Nestes dez anos, foram publicados 225 artigos científicos (até o fechamento desta edição), sendo que 141 em revistas internacionais e 84 em revistas nacionais.

O serviço de diagnóstico que era para CVC, em 2005 passou a ser oferecido também para HLB. Nesta época eram analisadas de 80 a 100 amostras. O pico de 1.690, em junho de 2008. Em 2011, o laboratório bateu o recorde de 14.714 análises para o produtor.

Novos problemas e novas conquistas

Em 2001, o citricultor já contava com um pacote de manejo para a CVC, mas uma nova ameaça aparecia no Triângulo Mineiro e norte de São Paulo, matando rapidamente a planta e assustando os citricultores. Mais uma vez, assim como ocorreu com a CVC, uma nova doença foi identificada com a ajuda do Fundecitrus, a morte súbita dos citros (MSC).

De 2003 a 2007, 23 pesquisadores, 13 bolsistas e 12 instituições de pesquisa do Brasil capitaneadas pelo Fundecitrus mantiveram-se envolvidas em um grande projeto co-financiado pelo Ministério de Ciência e Tecnologia e CNPq para entender a doença. Ao cabo do trabalho, foram alcançados resultados importantes para o estabelecimento de estratégias de manejo empregadas até hoje.

O pesquisador do Fundecitrus Renato Beozzo Bassanezi, foi um dos contratados na época e diz que, apesar de ainda não se ter encontrado nem o patógeno nem o inseto que o transmite, a descoberta de que a doença atinge apenas árvores com porta-enxerto de limões Cravo, Volkameriano e Rugoso foi determinante para o controle da doença. "O problema é que eles estavam em 85% do parque citrícola paulista", diz.

A partir de então buscou-se selecionar porta-enxertos tolerantes à MSC e ao mesmo tempo produtivos numa situação de estresse hídrico. "Foi quando começaram as pesquisas de diversificação de porta-enxertos.
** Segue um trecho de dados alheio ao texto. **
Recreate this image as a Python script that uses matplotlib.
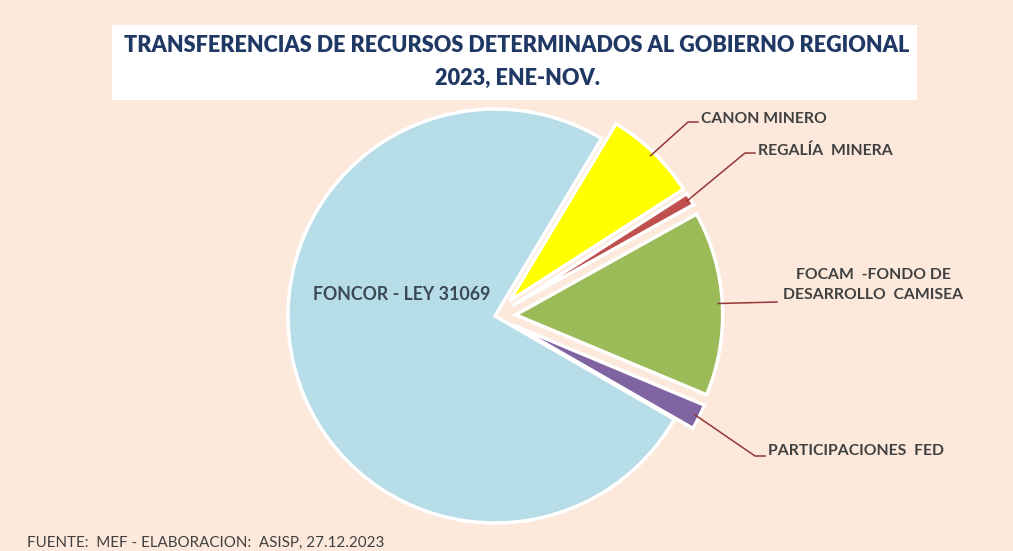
import numpy as np
import matplotlib
matplotlib.use("Agg")
import matplotlib.pyplot as plt
from matplotlib.patches import Rectangle

# datos (% aprox.)
labels = ["CANON MINERO", "REGALÍA  MINERA", "FOCAM  -FONDO DE\nDESARROLLO  CAMISEA",
          "PARTICIPACIONES  FED", "FONCOR - LEY 31069"]
values = [7.3, 1.0, 14.4, 2.0, 75.3]
colors = ["#FFFF00", "#C0504D", "#9BBB59", "#8064A2", "#B7DDE8"]
explode = [0.1, 0.1, 0.1, 0.1, 0.0]

W, H = 1013, 551
BG = "#FCE9DC"
plt.rcParams["font.family"] = ["Lato", "DejaVu Sans"]

fig = plt.figure(figsize=(W / 100, H / 100), dpi=100, facecolor=BG)

# pie axes placed in pixel terms
CX, CY, R = 495, 316, 207
L = 1.5
ax = fig.add_axes([(CX - L * R) / W, (H - CY - L * R) / H, 2 * L * R / W, 2 * L * R / H])

wedges, _ = ax.pie(values, colors=colors, explode=explode, startangle=59,
                   counterclock=False, radius=1,
                   wedgeprops=dict(edgecolor="white", linewidth=2.5))
ax.set_xlim(-L, L)
ax.set_ylim(-L, L)
ax.axis("off")

def px(x, y):
    return ((x - CX) / R, (CY - y) / R)

# leader lines + labels (elbow, end of line, text pos, alignment)
lab_pos = [
    ((688, 122), (698, 122), (701, 119), "left"),
    ((745, 153), (755, 153), (758, 151), "left"),
    (None, (777, 302), (873, 285), "center"),
    ((755, 456), (765, 456), (768, 451), "left"),
]
line_col = "#953735"
for i in range(4):
    w = wedges[i]
    mid = np.deg2rad((w.theta1 + w.theta2) / 2)
    r = 1.0 + explode[i] - 0.02
    a = (r * np.cos(mid), r * np.sin(mid))
    elbow, end, tpos, ha = lab_pos[i]
    pts = [a] + ([px(*elbow)] if elbow else []) + [px(*end)]
    xs, ys = zip(*pts)
    ax.plot(xs, ys, color=line_col, lw=1.1, clip_on=False)
    tx, ty = px(*tpos)
    ax.text(tx, ty, labels[i], ha=ha, va="center", fontsize=11.3, color="#404040",
            fontweight="bold", linespacing=1.5, clip_on=False)

tx, ty = px(402, 295)
ax.text(tx, ty, labels[4], ha="center", va="center", fontsize=12.8,
        color="#3B4A54", fontweight="bold")

# title box
fig.patches.append(Rectangle((112 / W, 1 - 100 / H), (917 - 112) / W, 75 / H,
                             transform=fig.transFigure, facecolor="white",
                             edgecolor="none", zorder=0))
fig.text(517 / W, 1 - 45 / H, "TRANSFERENCIAS DE RECURSOS DETERMINADOS AL GOBIERNO REGIONAL",
         ha="center", va="center", fontsize=15.6, fontweight="heavy", color="#1F3864")
fig.text(517 / W, 1 - 78 / H, "2023, ENE-NOV.", ha="center", va="center",
         fontsize=15.6, fontweight="heavy", color="#1F3864")

fig.text(27 / W, 1 - 543 / H, "FUENTE:  MEF - ELABORACION:  ASISP, 27.12.2023",
         ha="left", va="center", fontsize=10.9, color="#404040")

fig.savefig("out.png", dpi=100, facecolor=BG)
E mesmo as pesquisas atuais, que buscam, por exemplo, porta-enxertos ananicantes com alta produtividade e boa qualidade do fruto, por exemplo, têm de levar em consideração à tolerância à MSC", explica.

Em 2004, chega a São Paulo o Huanglongbing (HLB) ou greening e neste momento ficou claro que a experiência e os avanços obtidos pelos 10 anos que a pesquisa do Fundecitrus estavam completando se mostrariam essenciais para o controle da doença. "O Fundecitrus estava pronto para atender o HLB, a pior doença que pode afetar as árvores cítricas", afirma Bové.

Toda informação e infraestrutura adquirida ao longo de uma década de trabalho pelo Fundecitrus foi direcionada para a busca de soluções para o HLB o mais rapidamente possível. Por meio de uma adaptação do manejo da CVC, ficou instituído um pacote de medidas para HLB formado por mudas sadias, controle do psilídeo e erradicação de plantas doentes. Desde então, a ciência avançou bastante na descoberta de ações e ferramentas contra a doença e estabeleceu um plano consistente de pesquisas e de manejo no campo.

Sustentabilidade

Todo trabalho do Fundecitrus é norteado pela preocupação com a viabilidade econômica para o citricultor associada ao menor impacto possível ao meio ambiente para tornar a prática da citricultura sustentável. A busca por soluções como inimigos naturais e defensivos biológicos ocupa uma boa fatia das pesquisas da instituição.

Com o acréscimo de pulverizações no campo por conta da pressão das pragas e doenças, e o consequente aumento do custo de produção, o Fundecitrus investiu no estudo de formas mais racionais de cuidar do pomar, como a redução de aplicações por meio de monitoramento de pragas e vetores e redução do volume de calda por meio da cubicagem da planta e regulagem do equipamento. "As pesquisas na área de tecnologia de aplicação têm oferecido resultados concretos para o citricultor. Hoje, é possível reduzir em até 50% o volume de calda, com a mesma eficiência de controle", afirma o pesquisador do Fundecitrus Marcelo Scapin.

Nos últimos 20 anos, muitas soluções foram dadas pelas pesquisas, que resultaram em novas tecnologias aplicadas no campo. Mas há ainda muitas respostas a serem buscadas. Atualmente o Fundecitrus está envolvido em 132 pesquisas, que vão desde o diagnóstico até a biotecnologia, sendo que 85 desenvolvidas pelos seus pesquisadores, 14 em entidades parceiras e 33 pelos alunos do Mestrado Profissional em Controle de Doenças e Pragas de Citros (MasterCitrus), criado em 2009.

"O Fundecitrus desde sua criação, sempre esteve envolvido na busca de soluções e melhorias para os problemas da citricultura, é essa a missão da entidade", define a pesquisadora Diva.